What is the number of lines holding the word "this"? Write that number and nothing else.

__Exercise input__:
— Start —

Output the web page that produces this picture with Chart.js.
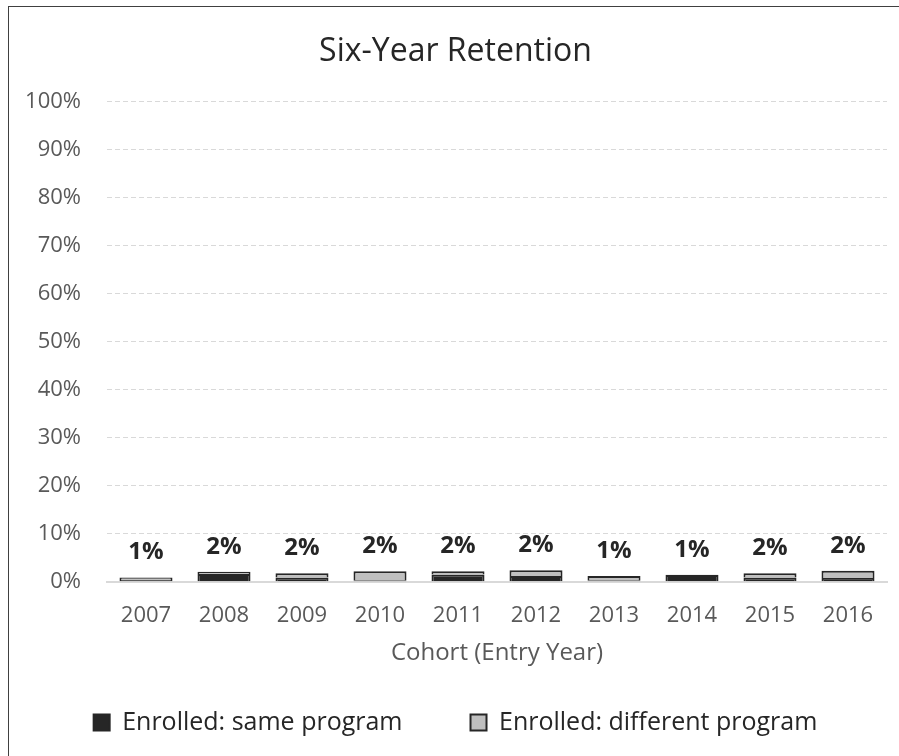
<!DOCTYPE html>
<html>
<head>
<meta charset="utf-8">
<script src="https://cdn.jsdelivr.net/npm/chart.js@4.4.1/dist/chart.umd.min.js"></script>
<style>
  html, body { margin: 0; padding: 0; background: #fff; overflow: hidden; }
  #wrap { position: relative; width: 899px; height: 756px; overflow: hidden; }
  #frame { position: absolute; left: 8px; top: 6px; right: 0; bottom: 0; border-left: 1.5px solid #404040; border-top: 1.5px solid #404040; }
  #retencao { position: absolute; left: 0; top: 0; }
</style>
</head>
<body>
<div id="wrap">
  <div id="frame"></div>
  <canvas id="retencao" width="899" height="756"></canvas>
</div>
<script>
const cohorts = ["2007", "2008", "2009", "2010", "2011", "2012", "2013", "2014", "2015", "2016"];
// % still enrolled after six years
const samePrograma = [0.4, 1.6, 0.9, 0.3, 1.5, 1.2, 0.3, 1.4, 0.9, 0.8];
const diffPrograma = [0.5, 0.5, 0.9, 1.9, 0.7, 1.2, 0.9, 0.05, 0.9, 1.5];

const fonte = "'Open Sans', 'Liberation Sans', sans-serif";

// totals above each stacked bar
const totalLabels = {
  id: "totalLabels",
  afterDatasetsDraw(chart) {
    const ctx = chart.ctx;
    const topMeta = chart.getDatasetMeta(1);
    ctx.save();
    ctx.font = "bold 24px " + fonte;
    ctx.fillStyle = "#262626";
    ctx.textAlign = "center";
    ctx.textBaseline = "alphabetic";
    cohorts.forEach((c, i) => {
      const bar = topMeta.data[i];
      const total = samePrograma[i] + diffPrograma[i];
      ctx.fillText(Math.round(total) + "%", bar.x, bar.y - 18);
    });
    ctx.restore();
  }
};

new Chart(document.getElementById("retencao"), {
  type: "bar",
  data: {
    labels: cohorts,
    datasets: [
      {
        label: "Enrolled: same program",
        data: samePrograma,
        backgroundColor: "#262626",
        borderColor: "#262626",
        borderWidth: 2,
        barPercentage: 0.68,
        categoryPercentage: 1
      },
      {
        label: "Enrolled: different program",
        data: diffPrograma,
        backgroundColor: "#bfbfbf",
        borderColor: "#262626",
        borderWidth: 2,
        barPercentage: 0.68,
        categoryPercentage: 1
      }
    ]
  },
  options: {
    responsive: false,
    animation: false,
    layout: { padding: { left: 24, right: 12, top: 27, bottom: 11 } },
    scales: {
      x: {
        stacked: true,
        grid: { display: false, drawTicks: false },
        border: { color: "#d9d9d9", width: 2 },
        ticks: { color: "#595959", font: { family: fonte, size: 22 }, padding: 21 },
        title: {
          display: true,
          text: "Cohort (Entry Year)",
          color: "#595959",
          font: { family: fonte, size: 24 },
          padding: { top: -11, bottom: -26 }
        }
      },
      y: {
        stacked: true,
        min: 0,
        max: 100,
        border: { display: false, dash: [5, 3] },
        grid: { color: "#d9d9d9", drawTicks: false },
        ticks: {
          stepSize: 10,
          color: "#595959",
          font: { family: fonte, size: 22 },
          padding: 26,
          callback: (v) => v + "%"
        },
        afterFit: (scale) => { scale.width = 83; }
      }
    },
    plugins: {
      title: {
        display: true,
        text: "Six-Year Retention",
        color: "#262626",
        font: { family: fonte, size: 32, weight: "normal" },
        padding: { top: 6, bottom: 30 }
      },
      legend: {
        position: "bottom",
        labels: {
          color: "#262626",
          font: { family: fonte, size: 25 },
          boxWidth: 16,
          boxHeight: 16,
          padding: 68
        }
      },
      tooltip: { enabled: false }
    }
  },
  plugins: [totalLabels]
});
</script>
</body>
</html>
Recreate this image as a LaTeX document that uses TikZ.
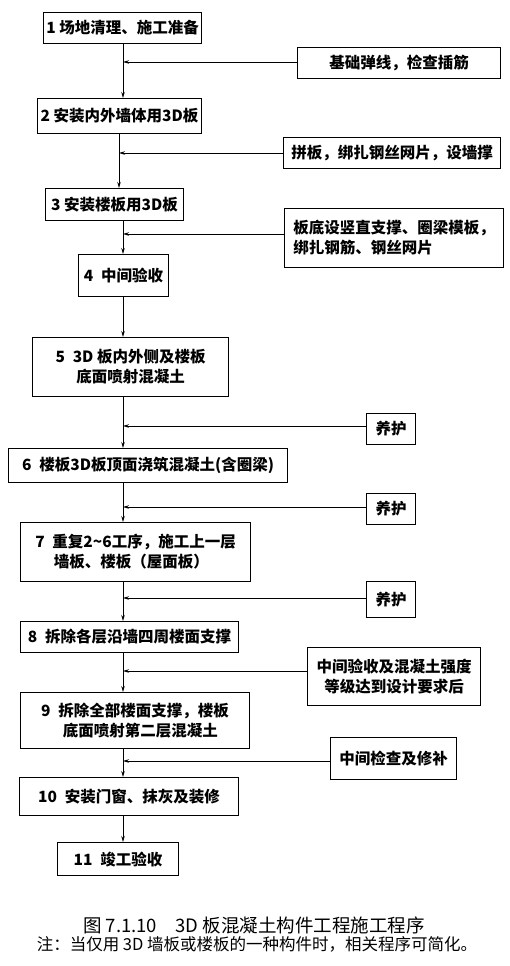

— End —

__Finished answer__: 2